Ganz’s point is not novel, though it resonates clearly now. At the same time that Gray has frequently and desperately lamented the dwindling appetite for studios to greenlight mid-budget films about ordinary people and potentially uncomfortable topics, there has been a parallel widespread reduction in the estimation of art. Whether this is the niche reaction of critics and intellectuals or a true phenomenon amongst and across generations, it’s difficult not to feel that films like Armageddon Time make people impatient. Perhaps for their lack of condescension or the fact that they reject pat reassurances that the trials and injustices of life, the vagaries and deep wells of doubt that spring up without warning, can be navigated, or even obliterated, by turning inward. 

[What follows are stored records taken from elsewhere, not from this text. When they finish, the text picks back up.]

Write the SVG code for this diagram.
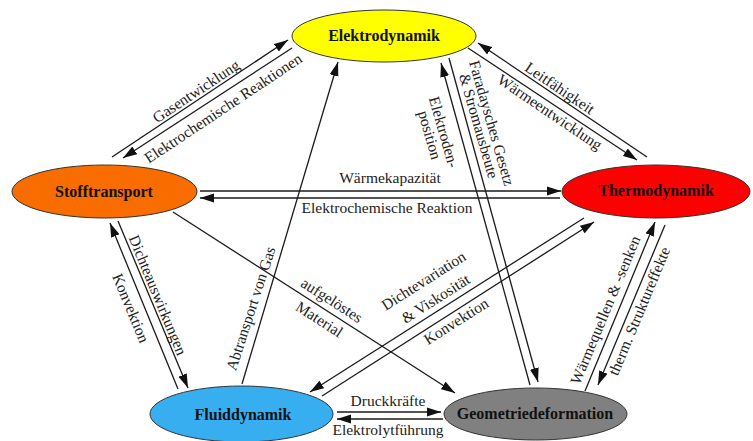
<svg xmlns="http://www.w3.org/2000/svg" width="753" height="441" viewBox="0 0 753 441">
<style>
.n{stroke:#333;stroke-width:1}
.nt{font-family:"Liberation Serif","Times New Roman",serif;font-weight:bold;font-size:16px;fill:#111;text-anchor:middle}
.c{stroke:#1a1a1a;stroke-width:1.3;fill:none}
.a{marker-end:url(#ah)}
.l{font-family:"Liberation Serif","Times New Roman",serif;font-size:15.5px;fill:#222;text-anchor:middle}
</style>
<defs>
<marker id="ah" markerUnits="userSpaceOnUse" markerWidth="15" markerHeight="10" refX="14" refY="5" orient="auto">
<path d="M0,0.5 L14,5 L0,9.5 z" fill="#111"/>
</marker>
</defs>
<rect width="753" height="441" fill="#fff"/>
<g id="connectors">
<line class="c a" x1="112" y1="157" x2="288" y2="40"/>
<line class="c a" x1="292" y1="48" x2="123" y2="158"/>
<line class="c a" x1="647" y1="157" x2="478" y2="43"/>
<line class="c a" x1="468" y1="48" x2="637" y2="160"/>
<line class="c a" x1="200" y1="191" x2="561" y2="191"/>
<line class="c a" x1="560" y1="198" x2="200" y2="198"/>
<line class="c a" x1="242" y1="384" x2="338" y2="62"/>
<line class="c a" x1="173" y1="212" x2="455" y2="393"/>
<line class="c a" x1="584" y1="218" x2="310" y2="392"/>
<line class="c a" x1="322" y1="396" x2="594" y2="222"/>
<line class="c a" x1="530" y1="385" x2="441" y2="63"/>
<line class="c a" x1="449" y1="58" x2="538" y2="382"/>
<line class="c a" x1="585" y1="391" x2="655" y2="222"/>
<line class="c a" x1="665" y1="225" x2="598" y2="385"/>
<line class="c a" x1="178" y1="389" x2="110" y2="223"/>
<line class="c a" x1="118" y1="221" x2="188" y2="388"/>
<line class="c a" x1="337" y1="412" x2="441" y2="412"/>
<line class="c a" x1="443" y1="419" x2="337" y2="419"/>
<g id="labels">
<text class="l" dy="0.35em" transform="translate(196,91) rotate(-33.6)">Gasentwicklung</text>
<text class="l" dy="0.35em" transform="translate(223,108) rotate(-33.6)">Elektrochemische Reaktionen</text>
<text class="l" dy="0.35em" transform="translate(560,88) rotate(34)">Leitfähigkeit</text>
<text class="l" dy="0.35em" transform="translate(550,112) rotate(34)">Wärmeentwicklung</text>
<text class="l" dy="0.35em" x="390" y="178">Wärmekapazität</text>
<text class="l" dy="0.35em" x="387" y="208">Elektrochemische Reaktion</text>
<text class="l" dy="0.35em" transform="translate(250.5,308.5) rotate(-72)">Abtransport von Gas</text>
<text class="l" dy="0.35em" transform="translate(332,300) rotate(32.7)">aufgelöstes</text>
<text class="l" dy="0.35em" transform="translate(319.5,319) rotate(32.7)">Material</text>
<text class="l" dy="0.35em" transform="translate(423.5,280.5) rotate(-32.4)">Dichtevariation</text>
<text class="l" dy="0.35em" transform="translate(435.5,298.5) rotate(-32.4)">&amp; Viskosität</text>
<text class="l" dy="0.35em" transform="translate(456,321) rotate(-32.4)">Konvektion</text>
<text class="l" dy="0.35em" transform="translate(444,132) rotate(74)">Elektroden-</text>
<text class="l" dy="0.35em" transform="translate(430,135) rotate(74)">position</text>
<text class="l" dy="0.35em" transform="translate(492,123) rotate(74)">Faradaysches Gesetz</text>
<text class="l" dy="0.35em" transform="translate(479,126) rotate(74)">&amp; Stromausbeute</text>
<text class="l" dy="0.35em" transform="translate(605,310) rotate(-67.4)">Wärmequellen &amp; -senken</text>
<text class="l" dy="0.35em" transform="translate(639,311) rotate(-67.4)">therm. Struktureffekte</text>
<text class="l" dy="0.35em" transform="translate(158,295) rotate(67.5)">Dichteauswirkungen</text>
<text class="l" dy="0.35em" transform="translate(131,308) rotate(67.5)">Konvektion</text>
<text class="l" x="388" y="406">Druckkräfte</text>
<text class="l" x="388" y="435">Elektrolytführung</text>
</g>
</g>
<g id="elektrodynamik">
<ellipse class="n" cx="384" cy="36" rx="92" ry="26" fill="#ffff00"/>
<text class="nt" x="384" y="41">Elektrodynamik</text>
</g>
<g id="stofftransport">
<ellipse class="n" cx="104.5" cy="191.5" rx="92.5" ry="26.5" fill="#f86c00"/>
<text class="nt" x="104" y="197">Stofftransport</text>
</g>
<g id="thermodynamik">
<ellipse class="n" cx="656" cy="191.5" rx="94" ry="26.5" fill="#ff0000"/>
<text class="nt" x="656" y="196">Thermodynamik</text>
</g>
<g id="fluiddynamik">
<ellipse class="n" cx="241.5" cy="414" rx="91.5" ry="28" fill="#36aef0"/>
<text class="nt" x="243" y="420">Fluiddynamik</text>
</g>
<g id="geometriedeformation">
<ellipse class="n" cx="535.5" cy="414" rx="91.5" ry="26" fill="#808080"/>
<text class="nt" x="535" y="419">Geometriedeformation</text>
</g>
</svg>
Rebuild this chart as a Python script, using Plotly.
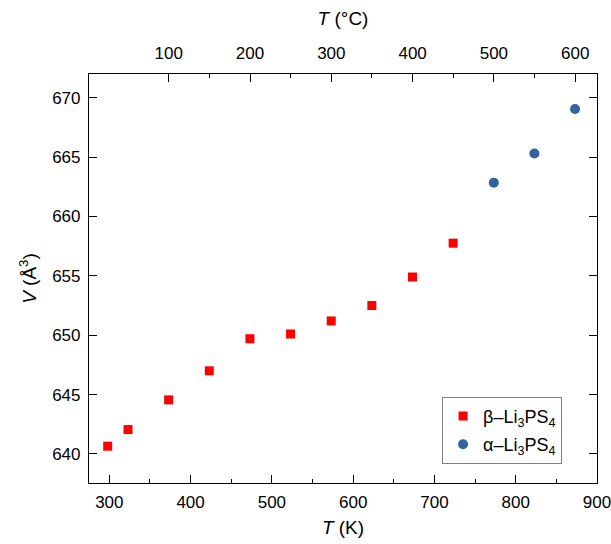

In this way, Armageddon Time is a film of negative instruction, an illustration of what will happen should we continue to reward ourselves for being afraid of action. In the last scene, as Fred Trump makes a short speech, Paul walks out of a school function, seemingly rejecting the sophistry the Trumps represent. It’s true that, just like Spielberg’s final shot in The Fabelmans, Gray ends on a fictionalized version of himself walking forward into his own future. But what stings is the fact that, though Paul will keep trying, he’s already failed. Whether this failure in Johnny will serve as a kind of sustaining motivation to persevere isn’t really the point. Rather, it is inevitable that Paul will have to recapitulate his intentions, reorient his moral compass, and, in the process, stumble towards a hardier, more robust kind of ethics. There is no guidebook for that lifelong project. And, as Gray seems to say, there is no point in waiting for one to arrive.